TASK PROMPT: Copy the lines holding the word "this", all of them.

DATASET:
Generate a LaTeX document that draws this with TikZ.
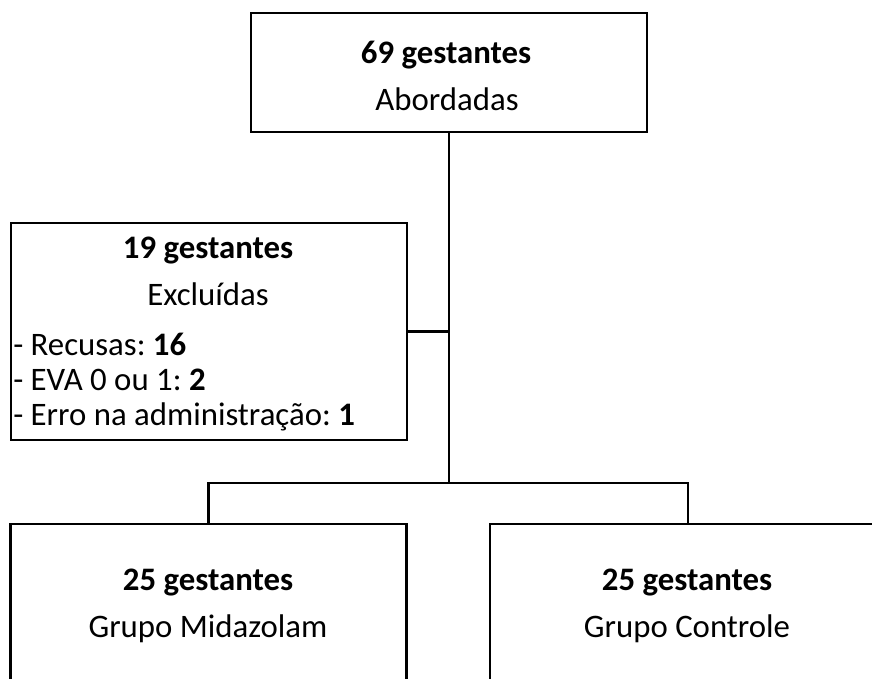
\documentclass[tikz,border=0pt]{standalone}
\usepackage{fontspec}
\setmainfont{Carlito}
\frenchspacing
\tikzset{
  box/.style = {draw, line width=1.8pt, minimum width=297pt, inner sep=0pt},
}
\begin{document}
\begin{tikzpicture}[
    x=0.75pt, y=-0.75pt,
    every node/.append style={font=\fontsize{24.6}{29}\selectfont},
    hd/.style={anchor=base, inner sep=0pt, font=\fontsize{24.6}{29}\selectfont\bfseries},
    ln/.style={anchor=base, inner sep=0pt},
    item/.style={anchor=base west, inner sep=0pt},
    ]
    \clip (0,0) rectangle (872,679);
    \node[box, minimum height=89.25pt] (top) at (449,72.5) {};
    \node[hd] (topnum) at (446,63) {69 gestantes};
    \node[ln] (toplbl) at (447,110) {Abordadas};
    \node[box, minimum height=162.75pt] (excl) at (209,331.5) {};
    \node[hd] (exclnum) at (208,258) {19 gestantes};
    \node[ln] (excllbl) at (208,305) {Excluídas};
    \node[item] (rec) at (13,355) {- Recusas: \textbf{16}};
    \node[item] (eva) at (13,390) {- EVA 0 ou 1: \textbf{2}};
    \node[item] (erro) at (13,425) {- Erro na administração: \textbf{1}};
    \node[box, minimum height=150pt] (midaz) at (208.5,624) {};
    \node[hd] (midaznum) at (208,590) {25 gestantes};
    \node[ln] (midazlbl) at (208,637) {Grupo Midazolam};
    \node[box, minimum height=150pt] (ctrl) at (688,624) {};
    \node[hd] (ctrlnum) at (687,590) {25 gestantes};
    \node[ln] (ctrllbl) at (687,637) {Grupo Controle};
    \coordinate (split) at (449,483);
    \draw[line width=1.8pt] (top.south) -- (split);
    \draw[line width=1.8pt] (excl.east) -- (excl.east -| split);
    \draw[line width=1.8pt] (midaz.north) |- (split) -| (ctrl.north);
  \end{tikzpicture}
\end{document}
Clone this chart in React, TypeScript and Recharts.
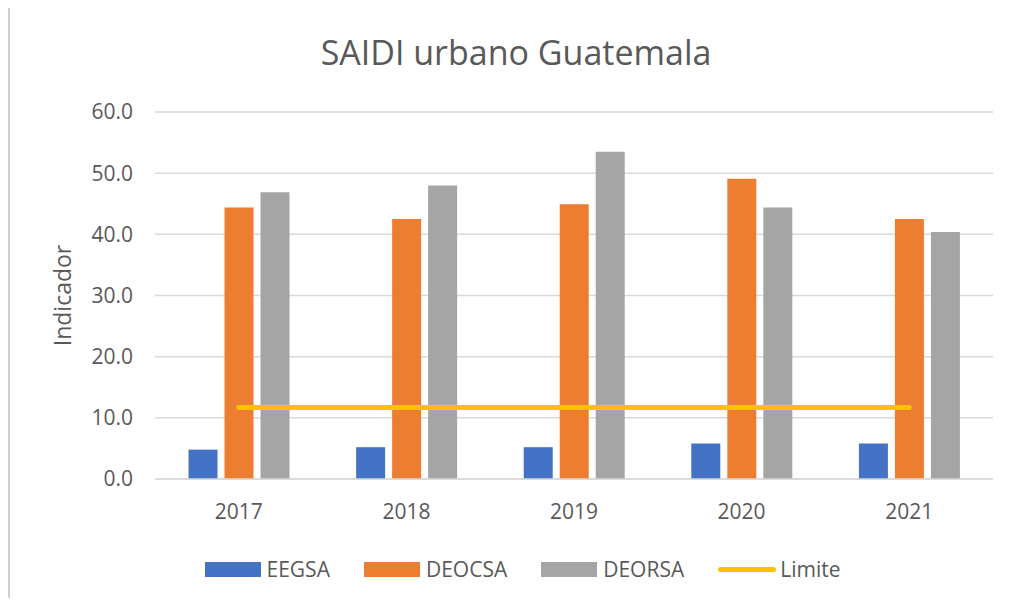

EXERCISE RESPONSE:
Generate a LaTeX document that draws this with TikZ.
Clone this chart in React, TypeScript and Recharts.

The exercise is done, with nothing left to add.